Jinnah’s attempts to give Pakistan direction are reflected in the decision to commission a Hindu poet, Jaganath Azad of Lahore, to write Pakistan’s national anthem, in the provisional Assembly’s first constitution-making act — the appointment on August 10 of a Committee on Fundamental Rights and Matters relating to Minorities, headed by Jinnah himself — and in his first speech to the Constituent Assembly on August 11, 1947, outlining his vision for the new nation.


This speech, meant to be his political will and testament according to his official biographer Hector Bolitho (Jinnah: Creator of Pakistan, John Murray, London, 1954), talks first about the inherited problems of the new country — the maintenance of law and order, with the State fully protecting “the life, property and religious beliefs of its subjects”, the “curse” of bribery and corruption, the “monster” of black-marketing, and the “great evil” of nepotism. He then discusses the issue of Partition (”the only solution of India’s constitutional problem”) — history would judge its merits or demerits but since it had happened, “we should wholly and solely concentrate on the well-being of the people, and especially of the masses and the poor.”
He urges the assembly members to “work in co-operation, forgetting the past, burying the hatchet…If you change your past and work together in a spirit that everyone of you, no matter to what community he belongs, no matter what relations he had with you in the past, no matter what is his colour, caste or creed, is first, second and last a citizen of this State with equal rights, privileges, and obligations, there will be no end to the progress you will make.

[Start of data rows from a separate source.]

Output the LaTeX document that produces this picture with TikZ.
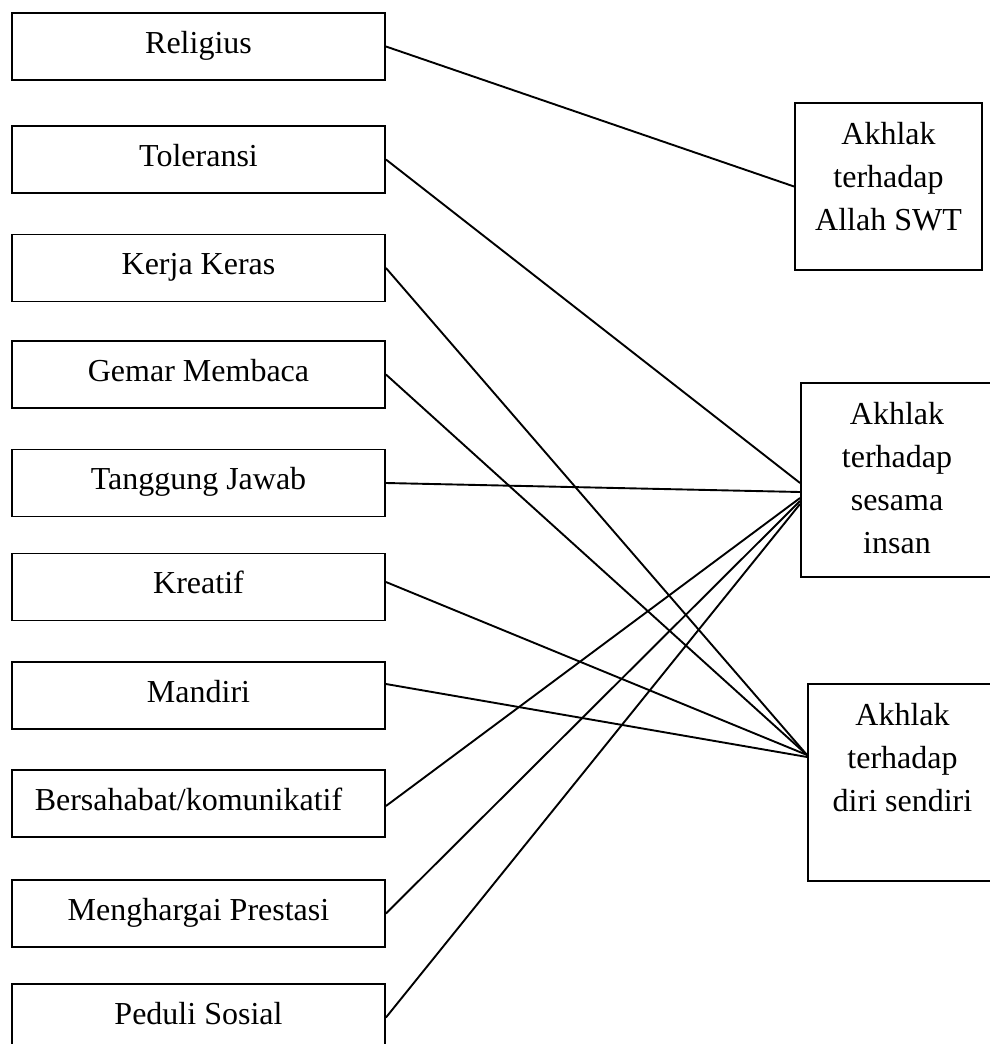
\documentclass[tikz,border=0pt]{standalone}
\usepackage{fontspec}
\setmainfont{Liberation Serif}
\usetikzlibrary{positioning, calc}

\begin{document}
\begin{tikzpicture}[x=1pt, y=-1pt, line width=1.9pt,
  nilai/.style={draw, rectangle, minimum width=373pt, minimum height=67pt, inner sep=0pt, font=\fontsize{32}{42}\selectfont, text height=21pt, text depth=8pt},
  akhlak/.style={draw, rectangle, inner sep=0pt},
  tulisan/.style={align=center, inner sep=0pt, anchor=north, font=\fontsize{32}{43}\selectfont}]
\useasboundingbox (0,0) rectangle (990,1044);

% Draw the character values on the left
\node[nilai] (religius) at (198.5,46.5) {Religius};
\node[nilai] (toleransi) at (198.5,159.5) {Toleransi};
\node[nilai] (kerja) at (198.5,268) {Kerja Keras};
\node[nilai] (gemar) at (198.5,374.5) {Gemar Membaca};
\node[nilai] (tanggung) at (198.5,483) {Tanggung Jawab};
\node[nilai] (kreatif) at (198.5,587) {Kreatif};
\node[nilai] (mandiri) at (198.5,695.5) {Mandiri};
\node[nilai] (bersahabat) at (198.5,803.5) {Bersahabat/komunikatif\hspace*{20pt}};
\node[nilai] (menghargai) at (198.5,913.5) {Menghargai Prestasi};
\node[nilai] (peduli) at (198.5,1017.5) {Peduli Sosial};

% Draw the three akhlak boxes on the right
\node[akhlak, minimum width=187pt, minimum height=167pt] (allah) at (888.5,186.5) {};
\node[tulisan, below=19pt of allah.north] (tallah) {Akhlak\\terhadap\\Allah SWT};
\node[akhlak, minimum width=192pt, minimum height=194pt] (sesama) at (897,480) {};
\node[tulisan, below=19pt of sesama.north] (tsesama) {Akhlak\\terhadap\\sesama\\insan};
\node[akhlak, minimum width=189pt, minimum height=197pt] (diri) at (902.5,782.5) {};
\node[tulisan, below=19pt of diri.north] (tdiri) {Akhlak\\terhadap\\diri sendiri};

% Points where the lines meet the boxes
\coordinate (sesamaA) at ($(sesama.west)+(0,3)$);
\coordinate (sesamaB) at ($(sesama.west)+(0,12)$);
\coordinate (sesamaC) at ($(sesama.west)+(0,18)$);
\coordinate (sesamaD) at ($(sesama.west)+(0,21)$);
\coordinate (sesamaE) at ($(sesama.west)+(0,24)$);
\coordinate (diriA) at ($(diri.west)+(0,-27.5)$);
\coordinate (diriB) at ($(diri.west)+(0,-25.5)$);

% Draw the connections
\draw (religius.east) -- (allah.west);
\draw (toleransi.east) -- (sesamaA);
\draw (kerja.east) -- (diriA);
\draw (gemar.east) -- (diriA);
\draw (tanggung.east) -- (sesamaB);
\draw ($(kreatif.east)+(0,-5)$) -- (diriA);
\draw ($(mandiri.east)+(0,-11.5)$) -- (diriB);
\draw ($(bersahabat.east)+(0,2.5)$) -- (sesamaC);
\draw (menghargai.east) -- (sesamaD);
\draw (peduli.east) -- (sesamaE);
\end{tikzpicture}
\end{document}
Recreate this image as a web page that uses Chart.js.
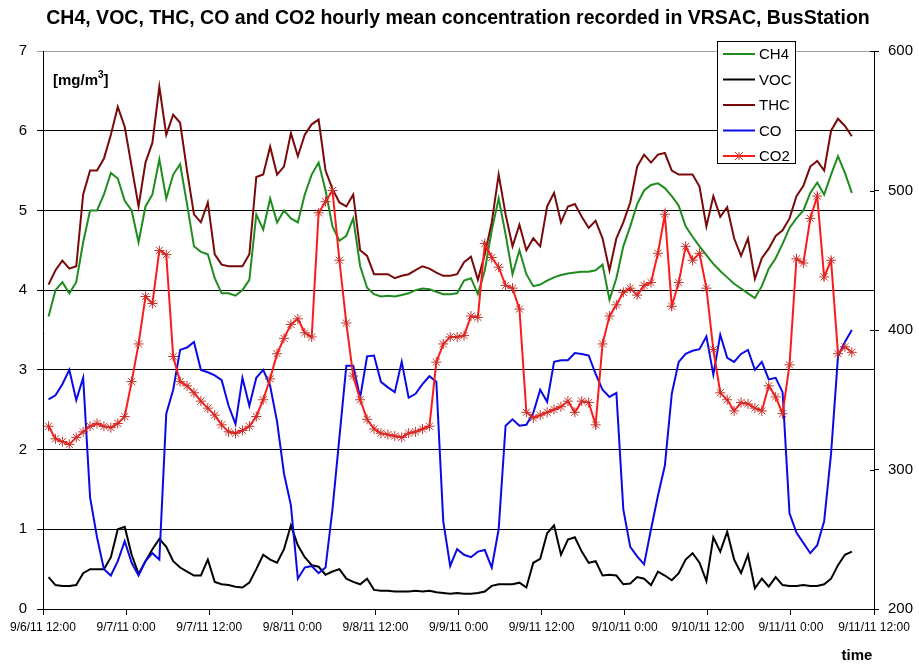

“I cannot emphasize it too much. We should begin to work in that spirit and in course of time all these angularities of the majority and minority communities, the Hindu community and the Muslim community, because even as regards Muslims you have Pathans, Punjabis, Shias, Sunnis and so on, and among the Hindus you have Brahmins, Vashnavas, Khatris, also Bengalis, Madrasis and so on, will vanish. Indeed if you ask me, this has been the biggest hindrance in the way of India to attain the freedom and independence…
“Therefore, we must learn a lesson from this. You are free; you are free to go to your temples, you are free to go to your mosques or to any other place or worship in this State of Pakistan. You may belong to any religion or caste or creed that has nothing to do with the business of the State… We are starting with this fundamental principle that we are all citizens and equal citizens of one State…. Now I think we should keep that in front of us as our ideal and you will find that in course of time Hindus would cease to be Hindus and Muslims would cease to be Muslims, not in the religious sense, because that is the personal faith of each individual, but in the political sense as citizens of the State.”


The issues he outlined still haunt India and Pakistan today. His successors were quick to reject his vision. After Jinnah’s death on September 11, 1948, the assembly commissioned a new national anthem, consigning Jaganath Azad’s lyrics to history. Jinnah’s speech of Aug 11 was literally censored “by hidden hands”, as Zamir Niazi, the late chronicler of media freedoms details in his book ‘Press in Chains’ (Karachi Press Club, 1986). And a month after his death, his successors passed the Safety Act Ordinance of 1948, providing for detention without trial — that Jinnah had in March angrily dismissed as a “black law”. It is inconceivable that Jinnah would have agreed to the ‘Objectives Resolution’ that the Constituent Assembly passed in March 1949, laying the basis for formally recognising Pakistan as a state based on an ideology.
We are still paying the price for these follies. Thank you Jaswant Singh, for reminding us.